For those that have not run into it, amazonses.com is 'Amazon Simple Email Service', where Amazon carefully sends out email for you in a way that is designed to get as much of it delivered as possible and to let you wash annoying people who complain out of your lists as effectively as possible (which probably includes forwarding complaints from those people to you, which is something that has historically caused serious problems for people who file complaints due to spammer retaliation). I translate from the marketing language on their website, of course.
In the process of doing this amazonses.com sends from their own
IP address space, using their own HELO names, their own domain
name, and completely opaque sender envelope address information.
Want to get some email sent through amazonses.com but not the email
from spammers you've identified? You're plain out of luck at the
basic SMTP level; your only option is to parse the actual message
during the DATA phase and look for markers. Of course this helps
spammers, since they get a free ride on the fact that you may not
be able to block amazonses.com email in general.
I'm fairly sure that Amazon does not deliberately want to run a mail spamming service. It's just that, as usual, not running a mail spamming service would cost them too much money and too much effort and they are in a position to not actually care. So everyone else gets to lose. Welcome to the modern Internet email environment, where receiving email from random strangers to anything except disposable email addresses gets to be more and more of a problem every year.
(As far as I can tell, Amazon does not even require you to use their own mailing list software, managed by Amazon so that Amazon can confirm subscriptions and monitor things like that. You're free to roll your own mail blast software and as far as I can tell my specific spammer did.)
2015-04-29
The 'EHLO ylmf-pc' plague of SMTP authentication guessers
If you run a mail server on the Internet and look at your logs, you may
have noticed a lot of connections from machines that EHLO with the
name ylmf-pc. There are many pages about this on the web, and the
general consensus is that this is some sort of long standing brute force
SMTP authentication guessing botnet or piece of software. Whatever it
is, it's quite annoying and may also be unevenly distributed in action.
(I've mentioned them before in passing.)
I can't say with any confidence what it is, because it also seems
to be pretty dumb and limited. Our new authenticated SMTP server doesn't offer authentication
before you STARTTLS, but it will afterwards. This can't be an
uncommon configuration, yet I see a whole plague of ylmf-pc
machines connecting to it and then immediately disconnecting without
trying anything more (and in particular without STARTTLS). It's
as if they connect, examine the EHLO response, see no authentication
advertised, and then immediately disconnect.
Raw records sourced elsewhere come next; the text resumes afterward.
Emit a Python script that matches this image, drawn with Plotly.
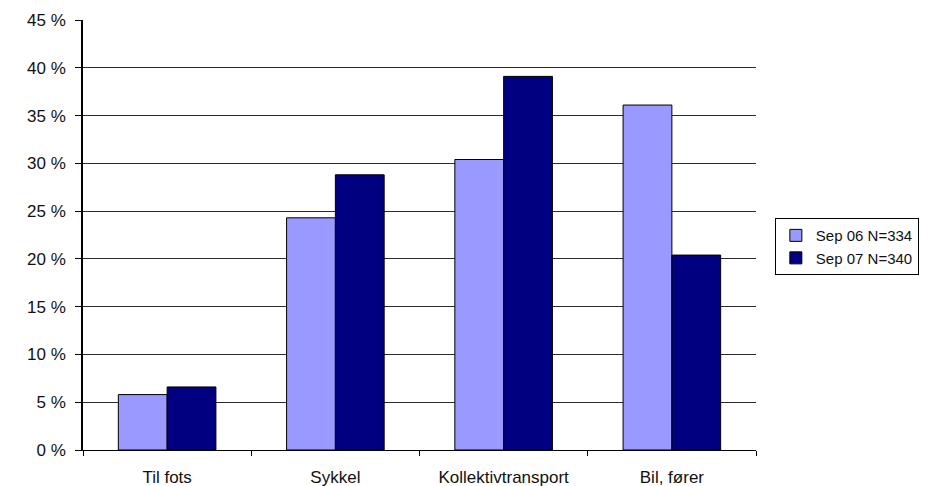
import plotly.graph_objects as go

categories = ["Til fots", "Sykkel", "Kollektivtransport", "Bil, fører"]
sep06 = [5.8, 24.3, 30.4, 36.1]
sep07 = [6.6, 28.8, 39.1, 20.4]
series_names = ["Sep 06 N=334", "Sep 07 N=340"]
y_ticks = [0, 5, 10, 15, 20, 25, 30, 35, 40, 45]
y_tick_text = [f"{v} %" for v in y_ticks]

FONT = "Liberation Sans, Arial, sans-serif"
TEXT = "#111111"

fig = go.Figure()
fig.add_trace(go.Bar(
    x=categories, y=sep06, name=series_names[0],
    marker=dict(color="#9999FF", line=dict(color="#000000", width=1)),
))
fig.add_trace(go.Bar(
    x=categories, y=sep07, name=series_names[1],
    marker=dict(color="#000080", line=dict(color="#000000", width=1)),
))

fig.update_layout(
    width=948, height=486,
    margin=dict(l=83, r=192, t=20, b=36),
    paper_bgcolor="white", plot_bgcolor="white",
    barmode="group", bargap=0.42, bargroupgap=0,
    font=dict(family=FONT, size=17, color=TEXT),
    legend=dict(
        x=1.028, y=0.473, xanchor="left", yanchor="middle",
        bordercolor="#000000", borderwidth=1,
        font=dict(family=FONT, size=15, color=TEXT), tracegroupgap=0,
    ),
    showlegend=True,
)
fig.update_xaxes(
    automargin=False,
    showline=True, linecolor="#000000", linewidth=1,
    ticks="outside", tickson="boundaries", ticklen=5, tickcolor="#000000",
    tickfont=dict(family=FONT, size=17, color=TEXT),
    ticklabelstandoff=12,
    showgrid=False,
)
fig.update_yaxes(
    automargin=False,
    range=[0, 45], tickvals=y_ticks, ticktext=y_tick_text,
    showline=True, linecolor="#000000", linewidth=1.5,
    ticks="outside", ticklen=6, tickcolor="#000000",
    tickfont=dict(family=FONT, size=17, color=TEXT),
    ticklabelstandoff=6,
    showgrid=True, gridcolor="#2b2b2b", gridwidth=1.4,
    zeroline=False,
)

fig.write_html("out.html")
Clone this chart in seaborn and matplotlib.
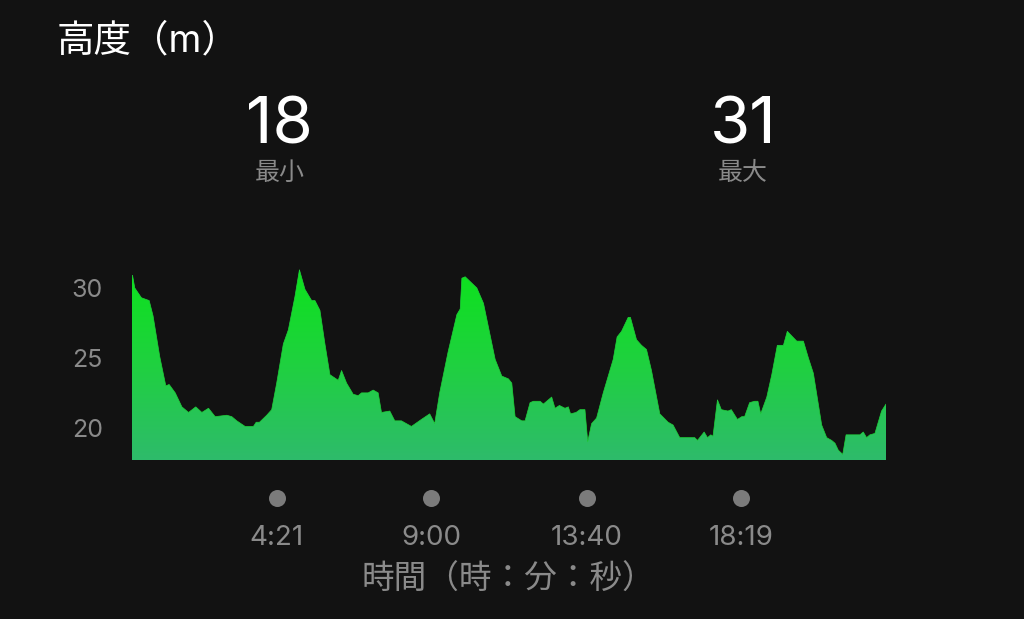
import numpy as np
import pandas as pd
import seaborn as sns
import matplotlib.pyplot as plt
import matplotlib.transforms as mtransforms
from matplotlib.colors import LinearSegmentedColormap
from matplotlib.patches import PathPatch

# elevation profile (time in seconds, height in m)
t_sec = [0, 1, 5, 17, 31, 38, 50, 61, 67, 78, 90, 102, 115, 126, 138, 150, 171, 180,
         189, 204, 219, 224, 230, 243, 252, 261, 273, 282, 294, 302, 312, 324, 330,
         339, 348, 357, 372, 378, 387, 399, 408, 414, 426, 435, 444, 450, 465, 474,
         486, 504, 522, 537, 546, 555, 570, 586, 592, 595, 601, 622, 634, 655, 667,
         679, 685, 691, 703, 709, 718, 724, 736, 742, 757, 763, 771, 781, 787, 791,
         801, 808, 817, 822, 829, 838, 850, 868, 875, 883, 895, 899, 910, 919, 928,
         937, 952, 967, 976, 988, 1015, 1020, 1032, 1038, 1044, 1048, 1056, 1063,
         1075, 1081, 1092, 1100, 1105, 1114, 1123, 1129, 1134, 1145, 1154, 1164,
         1175, 1182, 1199, 1211, 1220, 1229, 1244, 1253, 1262, 1268, 1274, 1282,
         1288, 1313, 1319, 1325, 1331, 1340, 1352, 1360]
height_m = [30.9, 30.9, 30.0, 29.3, 29.1, 28.0, 25.1, 23.0, 23.1, 22.5, 21.5, 21.1,
            21.5, 21.1, 21.4, 20.8, 20.9, 20.8, 20.5, 20.1, 20.1, 20.4, 20.4, 20.9,
            21.3, 23.2, 26.0, 27.0, 29.4, 31.3, 29.9, 29.1, 29.1, 28.4, 26.0, 23.8,
            23.4, 24.1, 23.2, 22.4, 22.3, 22.5, 22.5, 22.7, 22.5, 21.1, 21.2, 20.5,
            20.5, 20.1, 20.6, 21.0, 20.3, 22.5, 25.4, 28.1, 28.5, 30.7, 30.8, 30.0,
            28.9, 24.9, 23.7, 23.5, 23.2, 20.8, 20.5, 20.5, 21.8, 21.9, 21.9, 21.7,
            22.2, 21.4, 21.6, 21.4, 21.5, 21.0, 21.1, 21.3, 21.3, 19.0, 20.3, 20.7,
            22.5, 24.9, 26.5, 26.9, 27.9, 27.9, 26.3, 25.9, 25.6, 24.1, 21.0, 20.4,
            20.2, 19.3, 19.3, 19.1, 19.7, 19.3, 19.5, 19.4, 22.0, 21.3, 21.2, 21.3,
            20.6, 20.8, 20.8, 21.8, 21.9, 21.9, 21.0, 22.2, 23.8, 25.9, 25.9, 26.9,
            26.2, 26.2, 25.0, 23.9, 20.2, 19.3, 19.1, 18.9, 18.4, 18.1, 19.5, 19.5,
            19.7, 19.3, 19.5, 19.6, 21.2, 21.7]

tick_sec = [261, 540, 820, 1099]
tick_labels = ["4:21", "9:00", "13:40", "18:19"]
y_ticks = [20, 25, 30]

title = "高度（m）"
min_val, max_val = "18", "31"
min_label, max_label = "最小", "最大"
x_title = "時間（時：分：秒）"

df = pd.DataFrame({"t": t_sec, "h": height_m})

bg = "#121212"
grey = "#8a8a8a"

sns.set_theme(style="dark")
plt.rcParams["font.family"] = ["Inter", "Noto Sans CJK JP", "DejaVu Sans"]

fig = plt.figure(figsize=(10.24, 6.19), dpi=100, facecolor=bg)
ax = fig.add_axes([132 / 1024, 159 / 619, 754 / 1024, 193 / 619])
ax.set_facecolor(bg)

ymin, ymax = 17.7, 31.5
xmax = t_sec[-1]

# gradient fill under the profile, clipped to the area shape
poly = ax.fill_between(df["t"], df["h"], ymin, facecolor="none", edgecolor="none")
cmap = LinearSegmentedColormap.from_list("elev", ["#2ebb6b", "#1fd13f", "#0ce31b"])
grad = np.linspace(0, 1, 256).reshape(-1, 1)
im = ax.imshow(grad, extent=[0, xmax, ymin, ymax], origin="lower", aspect="auto",
               cmap=cmap, zorder=2)
clip = PathPatch(poly.get_paths()[0], transform=ax.transData, facecolor="none",
                 edgecolor="none")
ax.add_patch(clip)
im.set_clip_path(clip)

sns.lineplot(data=df, x="t", y="h", ax=ax, color="#1fd23a", linewidth=0.5, zorder=3)

ax.set_xlim(0, xmax)
ax.set_ylim(ymin, ymax)
for s in ax.spines.values():
    s.set_visible(False)
ax.grid(False)

ax.set_yticks(y_ticks)
ax.set_yticklabels([str(v) for v in y_ticks])
ax.set_xticks(tick_sec)
ax.set_xticklabels(tick_labels)
ax.tick_params(axis="y", length=0, pad=21, labelsize=18, labelcolor=grey)
ax.tick_params(axis="x", length=0, pad=47, labelsize=20, labelcolor=grey)

# grey dots above the time labels
trans = mtransforms.blended_transform_factory(ax.transData, ax.transAxes)
ax.scatter(tick_sec, [-38 / 193] * len(tick_sec), s=150, color="#7b7b7b",
           transform=trans, clip_on=False, zorder=4, linewidths=0)

ax.set_xlabel(x_title, fontsize=23.5, color=grey, va="center")
ax.xaxis.set_label_coords((508 - 132) / 754, -120 / 193)
ax.set_ylabel("")

fig.text(57 / 1024, 1 - 41 / 619, title, fontsize=27, color="white", va="center",
         ha="left")
fig.text(279 / 1024, 1 - 143 / 619, min_val, fontsize=47, color="white",
         ha="center", va="baseline")
fig.text(743 / 1024, 1 - 143 / 619, max_val, fontsize=47, color="white",
         ha="center", va="baseline")
fig.text(280 / 1024, 1 - 173 / 619, min_label, fontsize=18, color=grey,
         ha="center", va="center")
fig.text(743 / 1024, 1 - 173 / 619, max_label, fontsize=18, color=grey,
         ha="center", va="center")

fig.savefig("out.png", dpi=100, facecolor=bg)
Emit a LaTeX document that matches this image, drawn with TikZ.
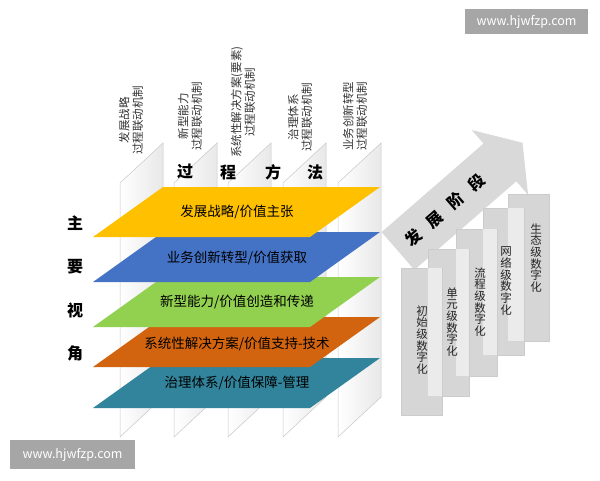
\documentclass[tikz,border=0pt]{standalone}
\usepackage{fontspec}
\setmainfont{Noto Sans CJK SC}
\definecolor{jaune}{HTML}{FFC000}
\definecolor{bleu}{HTML}{4472C4}
\definecolor{vert}{HTML}{92D050}
\definecolor{orange}{HTML}{D2640F}
\definecolor{canard}{HTML}{31849B}
\begin{document}
\begin{tikzpicture}[x=1pt, y=-1pt]
	\tikzset{panneau/.style={draw=black!22, left color=white, right color=black!9, line width=0.5pt},
		couche/.style={draw=none},
		texte/.style={font=\fontsize{13.5}{15}\selectfont, text=black},
		titre/.style={font=\fontsize{11.5}{13.5}\selectfont, text=black!80, rotate=90, align=center},
		gras/.style={font=\fontsize{16}{18}\bfseries\selectfont, text=black},
		barre/.style={fill=black!16, draw=black!20, line width=0.5pt},
		bande/.style={fill=black!8},
		etage/.style={font=\fontsize{11.5}{11.7}\selectfont, text=black!85, align=center},
		marque/.style={fill=black!35, text=white, font=\fontsize{12.5}{14}\selectfont}};
	\useasboundingbox (0,0) rectangle (600,480);

	% plans verticaux
	\foreach \x in {120,174,228,283,338}
		\draw[panneau] (\x,183) -- ++(43,-40) -- ++(0,254) -- ++(-43,40) -- cycle;

	% couches colorees
	\foreach \y/\c in {358/canard, 317/orange, 277/vert, 232/bleu, 187/jaune}
		\fill[\c] (163,\y) -- (380,\y) -- (310,\y+50) -- (93,\y+50) -- cycle;

	\node[texte] (c1) at (237,212) {发展战略/价值主张};
	\node[texte] (c2) at (237,258) {业务创新转型/价值获取};
	\node[texte] (c3) at (237,302) {新型能力/价值创造和传递};
	\node[texte] (c4) at (237,344) {系统性解决方案/价值支持-技术};
	\node[texte] (c5) at (237,383) {治理体系/价值保障-管理};

	\node[titre] (p1) at (131,120) {发展战略\\过程联动机制};
	\node[titre] (p2) at (190,116) {新型能力\\过程联动机制};
	\node[titre] (p3) at (243,102) {系统性解决方案(要素)\\过程联动机制};
	\node[titre] (p4) at (300,117) {治理体系\\过程联动机制};
	\node[titre] (p5) at (355,116) {业务创新转型\\过程联动机制};

	\node[gras] (m1) at (185,172) {过};
	\node[gras] (m2) at (228,172) {程};
	\node[gras] (m3) at (273,172) {方};
	\node[gras] (m4) at (315,172) {法};

	\node[gras] (v1) at (75,223) {主};
	\node[gras] (v2) at (75,267) {要};
	\node[gras] (v3) at (75,310) {视};
	\node[gras] (v4) at (75,353) {角};

	% fleche des stades
	\begin{scope}[shift={(398,251)}, rotate=41]
		\fill[black!15] (0,-25) -- (135,-25) -- (135,-43) -- (165,0) -- (135,43) -- (135,25) -- (0,25) -- cycle;
	\end{scope}
	\node[gras, rotate=41] (s0) at (445,210) {发\hspace{12pt}展\hspace{12pt}阶\hspace{12pt}段};

	% marches
	\foreach \x/\y in {508/194, 483/208, 456/229, 428/249, 401/268}
		\draw[barre] (\x,\y) rectangle ++(41,147);
	\fill[bande] (428,268) rectangle (442,396);
	\fill[bande] (456,249) rectangle (469,376);
	\fill[bande] (483,229) rectangle (497,355);
	\fill[bande] (508,208) rectangle (524,341);

	\node[etage] (e1) at (422,340) {初\\始\\级\\数\\字\\化};
	\node[etage] (e2) at (452,322) {单\\元\\级\\数\\字\\化};
	\node[etage] (e3) at (480,302) {流\\程\\级\\数\\字\\化};
	\node[etage] (e4) at (506,281) {网\\络\\级\\数\\字\\化};
	\node[etage] (e5) at (536,258) {生\\态\\级\\数\\字\\化};

	% filigranes
	\node[marque, minimum width=123pt, minimum height=25pt] (w1) at (526.5,21.5) {www.hjwfzp.com};
	\node[marque, minimum width=125pt, minimum height=29pt] (w2) at (72.5,454.5) {www.hjwfzp.com};

\end{tikzpicture}
\end{document}
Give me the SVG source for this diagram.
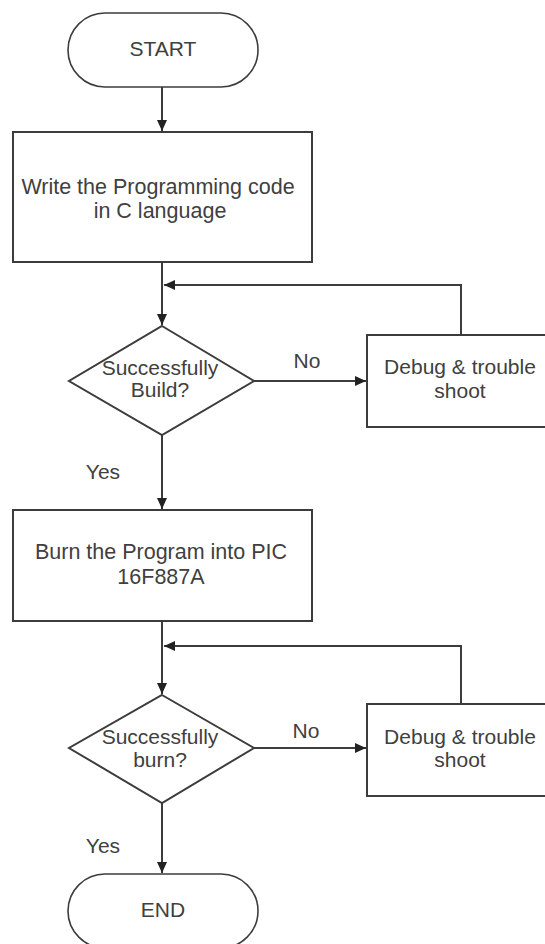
<svg xmlns="http://www.w3.org/2000/svg" width="545" height="944" viewBox="0 0 545 944">
<style>
.shape{fill:#fff;stroke:#3c3c3c;stroke-width:2}
.term{fill:#fff;stroke:#3c3c3c;stroke-width:1.6}
.line{fill:none;stroke:#3c3c3c;stroke-width:2}
text{font-family:"Liberation Sans",Arial,sans-serif;font-size:21px;fill:#404040;text-anchor:middle}
.wide{font-size:21.5px}
</style>
<defs>
<marker id="ah" markerWidth="11" markerHeight="10" refX="11" refY="5" orient="auto" markerUnits="userSpaceOnUse">
<path d="M0,0 L11,5 L0,10 Z" fill="#222"/>
</marker>
</defs>
<rect width="545" height="944" fill="#fff"/>
<g id="connectors">
<line class="line" x1="162" y1="87" x2="162" y2="131" marker-end="url(#ah)"/>
<line class="line" x1="162" y1="262" x2="162" y2="325" marker-end="url(#ah)"/>
<polyline class="line" points="461,335 461,285 164,285" marker-end="url(#ah)"/>
<line class="line" x1="254" y1="381" x2="366" y2="381" marker-end="url(#ah)"/>
<line class="line" x1="162" y1="435" x2="162" y2="509" marker-end="url(#ah)"/>
<line class="line" x1="162" y1="621" x2="162" y2="694" marker-end="url(#ah)"/>
<polyline class="line" points="461,704 461,646 164,646" marker-end="url(#ah)"/>
<line class="line" x1="254" y1="748" x2="366" y2="748" marker-end="url(#ah)"/>
<line class="line" x1="162" y1="803" x2="162" y2="873" marker-end="url(#ah)"/>
<text x="307" y="368">No</text>
<text x="103" y="479">Yes</text>
<text x="306" y="738">No</text>
<text x="103" y="853">Yes</text>
</g>
<g id="start">
<rect class="term" x="68" y="13" width="190" height="74" rx="37"/>
<text x="163" y="56">START</text>
</g>
<g id="write">
<rect class="shape" x="13" y="132" width="299" height="130"/>
<text class="wide" x="158" y="194">Write the Programming code</text>
<text class="wide" x="160" y="218">in C language</text>
</g>
<g id="build">
<polygon class="shape" points="162,326 254,381 162,435 69,381"/>
<text x="160" y="375">Successfully</text>
<text x="160" y="397">Build?</text>
</g>
<g id="debug1">
<rect class="shape" x="367" y="335" width="190" height="92"/>
<text x="460" y="374">Debug &amp; trouble</text>
<text x="460" y="398">shoot</text>
</g>
<g id="burn">
<rect class="shape" x="13" y="510" width="299" height="111"/>
<text class="wide" x="161" y="559">Burn the Program into PIC</text>
<text class="wide" x="161" y="584">16F887A</text>
</g>
<g id="burnq">
<polygon class="shape" points="162,695 254,748 162,803 69,748"/>
<text x="160" y="744">Successfully</text>
<text x="160" y="767">burn?</text>
</g>
<g id="debug2">
<rect class="shape" x="367" y="704" width="190" height="92"/>
<text x="460" y="744">Debug &amp; trouble</text>
<text x="460" y="767">shoot</text>
</g>
<g id="end">
<rect class="term" x="68" y="874" width="190" height="74" rx="37"/>
<text x="163" y="917">END</text>
</g>
</svg>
Of course, that's when the real annoyance comes in; these machines aren't content with doing this just once. Oh no. A ylmf-pc machine will do this same connect, EHLO, then disconnect cycle over and over and over again, very fast. Our logs typically show multiple connects and disconnects a second. We have firewall connection limiters that cut in to temporarily block these IPs, but otherwise a ylmf-pc machine will also keep doing this for quite a while. This creates quite a bunch of log spam, even with the firewall blocking IPs for us.
I was going to confidently say that the ylmf-pc plague hits some of our machines much more than other ones and speculate about why, but it turns out that I can't; our inbound MX gateway doesn't even log machines that do this connect then disconnect game, so I can't tell whether or not the ylmf-pc brigade is ignoring them. They do seem to do at least a little bit of scanning of the Internet in general, but they also seem much more concentrated on machines with MX entries and machines with suggestive DNS names (such names seem to cause spammers to show up fast, although I haven't tried a scientific test of this).
(This is apparently the signature of a botnet called 'PushDo' or 'Cutwail', per this stackoverflow question and answer (also). The oldest mention I can find in my own logs is November of 2013, but it looks like this pattern may go back to 2012 and possibly earlier.)